Once we decided on the strategy of embedding an existing programming language, we had to pick one.
- It had to be licensable on acceptable terms, preferably open source.
- It had to be well suited to the functionality we wanted to provide.
- It had to be easy to learn but not limiting.
- It had to meet various technical requirements for embedding.
- It had to be available on all our target platforms - both client and server.
- It should be reasonably familiar to the SPSS audience or in the domain of statistical analysis.
So we picked -- R. As it turned out, though, R didn't really meet the first three criteria. Licensing was a problem (overcome in 16 when we integrated it in an architecturally different way). It was well suited for statistical calculation, but it wasn't a good fit for interacting with and controlling SPSS, and it certainly wasn't easy to learn.
Python, though, met allof the criteria except familiarity. There is an index of popularity of programming languages called the TIOBE index. It tracks the top 100(!) languages, and Python is currently number 7 on the list. If you restrict the choices to scripting languages, it is number 3 and is classified in the A group. Furthermore, Python has been gaining popularity in the scientific and statistical computing community. There is a large open source support community around it, and there are many third-party libraries in a wide range of domains.
The other obvious choice would have been Visual Basic. VB is second among scripting languages on the TIOBE index, and it is familiar to many SPSS users through the SaxBasic scripting facility, but it isn't very cross platform, and, frankly, it just isn't a great language. But we did decide to add .NET support on Windows, particularly for Visual Studio developers, and that enables VB.NET.
My personal opinion is that Python is a truly great language. It's easy to learn, very flexible, coherent, and very expressive. It has a coherence and generality rare in languages due to its control by one very gifted language designer working with an active and mature open source community. It has been around for almost 20 years. And there are excellent IDEs both commercial and free.

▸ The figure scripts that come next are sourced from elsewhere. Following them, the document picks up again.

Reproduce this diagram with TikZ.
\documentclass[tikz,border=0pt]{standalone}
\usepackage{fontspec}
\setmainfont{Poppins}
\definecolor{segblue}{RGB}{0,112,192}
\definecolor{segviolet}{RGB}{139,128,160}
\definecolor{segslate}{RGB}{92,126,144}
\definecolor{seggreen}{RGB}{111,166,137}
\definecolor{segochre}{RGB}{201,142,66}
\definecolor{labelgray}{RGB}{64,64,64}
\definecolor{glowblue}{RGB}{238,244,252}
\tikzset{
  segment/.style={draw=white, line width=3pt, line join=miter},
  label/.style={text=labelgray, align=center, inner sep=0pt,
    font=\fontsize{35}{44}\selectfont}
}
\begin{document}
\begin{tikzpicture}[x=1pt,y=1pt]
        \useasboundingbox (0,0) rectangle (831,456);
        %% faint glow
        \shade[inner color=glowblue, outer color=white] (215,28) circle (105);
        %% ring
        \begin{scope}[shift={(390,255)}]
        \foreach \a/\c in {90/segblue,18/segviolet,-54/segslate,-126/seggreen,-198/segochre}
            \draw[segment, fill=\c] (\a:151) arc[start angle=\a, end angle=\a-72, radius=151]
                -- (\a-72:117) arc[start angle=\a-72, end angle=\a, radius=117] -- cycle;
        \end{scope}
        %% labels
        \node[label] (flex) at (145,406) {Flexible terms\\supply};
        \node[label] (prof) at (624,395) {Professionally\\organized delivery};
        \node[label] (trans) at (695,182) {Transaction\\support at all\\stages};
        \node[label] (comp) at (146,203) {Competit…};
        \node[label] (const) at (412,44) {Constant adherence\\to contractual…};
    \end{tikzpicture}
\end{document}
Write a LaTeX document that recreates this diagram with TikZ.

The downside is that Python is very different from traditional SPSS syntax. They come from different motivations and purposes, and it can be jarring to go back and forth between them. I've done consulting and training, though, with many users and organizations by now, and those who have been willing to invest some effort in mastering this technology have been very successful and satisfied. By opening SPSS, the product, up in this way, users can control and extend it in a way never before possible.
Many in the SPSS user community, though, have yet to make this investment. Python is a programming language, and SPSS users tend not to be programmers. For non-programmers and those who want a single application language, we created the extension command mechanism. Next time I will write about that.
When we started, SPSS was a little ahead of the curve for once, but we think that Python has passed the tipping point and has become widely accepted.